YOUR OBJECTIVE:
In the records below, reproduce exactly the lines from the one containing "Clone this diagram in TikZ." through the one containing "minimum width=166, minimum", both included, and omit the pictures.

Source code of charts:
● ● ● ● ●

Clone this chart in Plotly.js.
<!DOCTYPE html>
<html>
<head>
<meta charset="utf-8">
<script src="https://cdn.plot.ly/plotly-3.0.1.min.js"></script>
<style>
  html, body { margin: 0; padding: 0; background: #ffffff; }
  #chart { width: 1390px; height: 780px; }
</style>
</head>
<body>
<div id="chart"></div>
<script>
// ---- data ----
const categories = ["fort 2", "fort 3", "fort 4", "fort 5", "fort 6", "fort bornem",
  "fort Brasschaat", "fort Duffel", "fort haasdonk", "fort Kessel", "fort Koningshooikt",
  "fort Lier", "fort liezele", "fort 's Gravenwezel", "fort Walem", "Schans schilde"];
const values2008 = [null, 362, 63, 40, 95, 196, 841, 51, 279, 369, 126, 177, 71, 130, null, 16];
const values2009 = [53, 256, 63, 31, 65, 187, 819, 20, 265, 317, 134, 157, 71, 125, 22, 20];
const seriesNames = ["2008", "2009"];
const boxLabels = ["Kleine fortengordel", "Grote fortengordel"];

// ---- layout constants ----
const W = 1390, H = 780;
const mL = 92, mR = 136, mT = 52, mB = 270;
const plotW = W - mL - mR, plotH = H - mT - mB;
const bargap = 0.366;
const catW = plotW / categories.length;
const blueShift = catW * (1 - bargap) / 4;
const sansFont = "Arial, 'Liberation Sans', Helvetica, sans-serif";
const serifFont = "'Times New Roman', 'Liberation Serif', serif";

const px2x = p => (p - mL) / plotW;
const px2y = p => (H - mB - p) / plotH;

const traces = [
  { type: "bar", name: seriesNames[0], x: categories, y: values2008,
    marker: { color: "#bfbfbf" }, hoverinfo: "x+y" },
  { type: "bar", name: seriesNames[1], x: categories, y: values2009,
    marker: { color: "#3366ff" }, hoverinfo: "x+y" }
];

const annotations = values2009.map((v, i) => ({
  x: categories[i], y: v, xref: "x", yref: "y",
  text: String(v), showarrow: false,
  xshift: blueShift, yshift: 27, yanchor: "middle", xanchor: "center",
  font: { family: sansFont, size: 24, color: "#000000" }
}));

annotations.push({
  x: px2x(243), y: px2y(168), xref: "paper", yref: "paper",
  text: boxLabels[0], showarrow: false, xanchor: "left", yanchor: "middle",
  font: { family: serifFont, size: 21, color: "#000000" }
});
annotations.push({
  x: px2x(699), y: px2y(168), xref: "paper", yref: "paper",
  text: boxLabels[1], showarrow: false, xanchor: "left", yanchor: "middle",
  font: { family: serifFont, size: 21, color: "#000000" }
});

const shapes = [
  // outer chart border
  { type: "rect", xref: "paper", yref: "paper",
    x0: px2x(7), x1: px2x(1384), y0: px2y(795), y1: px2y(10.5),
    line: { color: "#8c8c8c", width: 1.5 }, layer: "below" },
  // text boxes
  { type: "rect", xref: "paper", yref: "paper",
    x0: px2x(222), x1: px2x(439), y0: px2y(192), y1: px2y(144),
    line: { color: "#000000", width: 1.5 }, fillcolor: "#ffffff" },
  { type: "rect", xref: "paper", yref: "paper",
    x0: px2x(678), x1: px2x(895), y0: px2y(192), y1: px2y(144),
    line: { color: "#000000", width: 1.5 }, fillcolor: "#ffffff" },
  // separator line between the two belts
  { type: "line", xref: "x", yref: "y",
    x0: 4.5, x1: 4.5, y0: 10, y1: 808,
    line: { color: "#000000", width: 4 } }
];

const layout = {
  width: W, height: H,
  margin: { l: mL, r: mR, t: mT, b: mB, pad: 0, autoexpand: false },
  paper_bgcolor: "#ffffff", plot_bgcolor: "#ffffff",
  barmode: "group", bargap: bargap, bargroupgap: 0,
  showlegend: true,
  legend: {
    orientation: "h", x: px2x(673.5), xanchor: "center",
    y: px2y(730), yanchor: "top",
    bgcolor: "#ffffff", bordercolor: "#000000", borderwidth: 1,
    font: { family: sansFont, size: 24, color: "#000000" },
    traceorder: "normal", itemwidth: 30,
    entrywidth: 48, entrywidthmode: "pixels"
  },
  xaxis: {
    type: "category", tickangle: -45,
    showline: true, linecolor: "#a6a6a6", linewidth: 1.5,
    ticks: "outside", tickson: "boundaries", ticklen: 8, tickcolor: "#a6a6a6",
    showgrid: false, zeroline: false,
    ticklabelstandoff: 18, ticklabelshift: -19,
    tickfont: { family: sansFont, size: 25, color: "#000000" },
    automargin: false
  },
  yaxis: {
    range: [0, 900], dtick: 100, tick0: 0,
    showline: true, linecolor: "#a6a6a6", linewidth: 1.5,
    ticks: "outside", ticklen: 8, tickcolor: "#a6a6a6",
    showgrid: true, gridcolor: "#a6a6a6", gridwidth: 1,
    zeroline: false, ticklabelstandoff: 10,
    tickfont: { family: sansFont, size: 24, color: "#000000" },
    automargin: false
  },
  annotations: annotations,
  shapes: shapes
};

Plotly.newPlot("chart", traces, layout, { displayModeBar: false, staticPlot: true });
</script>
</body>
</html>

● ● ● ● ●

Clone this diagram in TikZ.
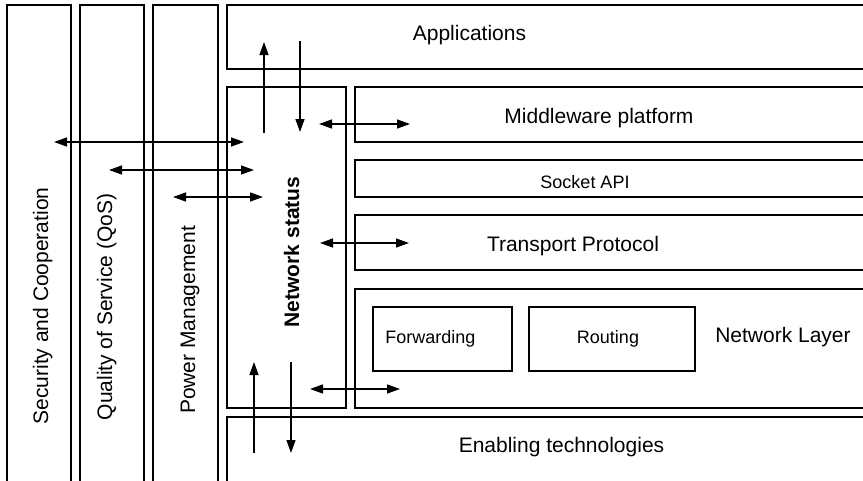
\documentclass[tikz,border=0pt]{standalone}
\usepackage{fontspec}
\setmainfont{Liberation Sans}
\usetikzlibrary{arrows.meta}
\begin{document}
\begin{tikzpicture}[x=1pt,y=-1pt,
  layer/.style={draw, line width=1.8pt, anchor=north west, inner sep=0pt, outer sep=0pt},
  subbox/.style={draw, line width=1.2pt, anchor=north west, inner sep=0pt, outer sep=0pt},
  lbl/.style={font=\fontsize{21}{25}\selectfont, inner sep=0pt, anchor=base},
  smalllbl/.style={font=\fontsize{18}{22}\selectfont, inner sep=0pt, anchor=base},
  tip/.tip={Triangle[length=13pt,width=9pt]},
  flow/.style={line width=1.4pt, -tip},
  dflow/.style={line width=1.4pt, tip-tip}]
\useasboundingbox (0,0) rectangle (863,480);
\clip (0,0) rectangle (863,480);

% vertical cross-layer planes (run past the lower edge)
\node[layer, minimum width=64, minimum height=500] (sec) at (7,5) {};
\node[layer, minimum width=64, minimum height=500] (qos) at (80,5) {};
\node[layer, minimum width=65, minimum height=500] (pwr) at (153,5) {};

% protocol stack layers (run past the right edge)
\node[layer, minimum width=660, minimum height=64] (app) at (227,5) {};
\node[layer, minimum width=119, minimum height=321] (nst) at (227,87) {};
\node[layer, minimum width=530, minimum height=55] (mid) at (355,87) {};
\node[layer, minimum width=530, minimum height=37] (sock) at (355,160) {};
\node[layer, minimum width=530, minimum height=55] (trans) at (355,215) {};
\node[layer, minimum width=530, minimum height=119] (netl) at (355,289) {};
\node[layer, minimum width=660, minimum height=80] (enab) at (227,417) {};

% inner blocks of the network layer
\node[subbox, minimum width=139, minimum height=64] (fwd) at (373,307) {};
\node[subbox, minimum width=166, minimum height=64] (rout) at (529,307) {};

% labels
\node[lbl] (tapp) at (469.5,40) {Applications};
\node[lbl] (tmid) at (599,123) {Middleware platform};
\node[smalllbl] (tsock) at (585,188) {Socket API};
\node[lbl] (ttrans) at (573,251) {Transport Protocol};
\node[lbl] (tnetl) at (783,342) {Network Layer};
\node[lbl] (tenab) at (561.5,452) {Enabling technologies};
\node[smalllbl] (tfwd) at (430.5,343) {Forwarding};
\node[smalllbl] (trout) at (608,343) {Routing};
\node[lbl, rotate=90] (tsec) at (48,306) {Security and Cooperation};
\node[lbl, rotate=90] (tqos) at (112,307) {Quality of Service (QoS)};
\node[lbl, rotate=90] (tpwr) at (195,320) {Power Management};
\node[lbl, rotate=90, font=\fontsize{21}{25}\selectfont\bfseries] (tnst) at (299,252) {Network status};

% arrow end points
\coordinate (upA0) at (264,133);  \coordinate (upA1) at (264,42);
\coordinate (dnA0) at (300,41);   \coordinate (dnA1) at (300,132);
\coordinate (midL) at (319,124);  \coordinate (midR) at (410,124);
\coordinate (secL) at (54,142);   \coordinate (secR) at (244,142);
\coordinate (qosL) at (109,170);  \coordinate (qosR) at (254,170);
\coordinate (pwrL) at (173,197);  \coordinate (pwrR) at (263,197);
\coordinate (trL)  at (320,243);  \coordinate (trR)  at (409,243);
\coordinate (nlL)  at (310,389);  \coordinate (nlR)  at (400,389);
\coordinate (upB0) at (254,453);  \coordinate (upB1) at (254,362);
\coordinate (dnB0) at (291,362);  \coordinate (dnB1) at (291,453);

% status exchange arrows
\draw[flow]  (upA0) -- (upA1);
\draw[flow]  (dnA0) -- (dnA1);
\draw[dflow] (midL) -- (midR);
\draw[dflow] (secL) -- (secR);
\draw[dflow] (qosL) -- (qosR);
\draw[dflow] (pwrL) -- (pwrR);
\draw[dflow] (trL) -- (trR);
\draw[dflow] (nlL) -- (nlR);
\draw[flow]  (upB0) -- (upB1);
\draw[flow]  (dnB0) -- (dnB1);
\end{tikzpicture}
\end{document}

● ● ● ● ●

ANSWER FOR THE TASK:
Clone this diagram in TikZ.
\documentclass[tikz,border=0pt]{standalone}
\usepackage{fontspec}
\setmainfont{Liberation Sans}
\usetikzlibrary{arrows.meta}
\begin{document}
\begin{tikzpicture}[x=1pt,y=-1pt,
  layer/.style={draw, line width=1.8pt, anchor=north west, inner sep=0pt, outer sep=0pt},
  subbox/.style={draw, line width=1.2pt, anchor=north west, inner sep=0pt, outer sep=0pt},
  lbl/.style={font=\fontsize{21}{25}\selectfont, inner sep=0pt, anchor=base},
  smalllbl/.style={font=\fontsize{18}{22}\selectfont, inner sep=0pt, anchor=base},
  tip/.tip={Triangle[length=13pt,width=9pt]},
  flow/.style={line width=1.4pt, -tip},
  dflow/.style={line width=1.4pt, tip-tip}]
\useasboundingbox (0,0) rectangle (863,480);
\clip (0,0) rectangle (863,480);

% vertical cross-layer planes (run past the lower edge)
\node[layer, minimum width=64, minimum height=500] (sec) at (7,5) {};
\node[layer, minimum width=64, minimum height=500] (qos) at (80,5) {};
\node[layer, minimum width=65, minimum height=500] (pwr) at (153,5) {};

% protocol stack layers (run past the right edge)
\node[layer, minimum width=660, minimum height=64] (app) at (227,5) {};
\node[layer, minimum width=119, minimum height=321] (nst) at (227,87) {};
\node[layer, minimum width=530, minimum height=55] (mid) at (355,87) {};
\node[layer, minimum width=530, minimum height=37] (sock) at (355,160) {};
\node[layer, minimum width=530, minimum height=55] (trans) at (355,215) {};
\node[layer, minimum width=530, minimum height=119] (netl) at (355,289) {};
\node[layer, minimum width=660, minimum height=80] (enab) at (227,417) {};

% inner blocks of the network layer
\node[subbox, minimum width=139, minimum height=64] (fwd) at (373,307) {};
\node[subbox, minimum width=166, minimum height=64] (rout) at (529,307) {};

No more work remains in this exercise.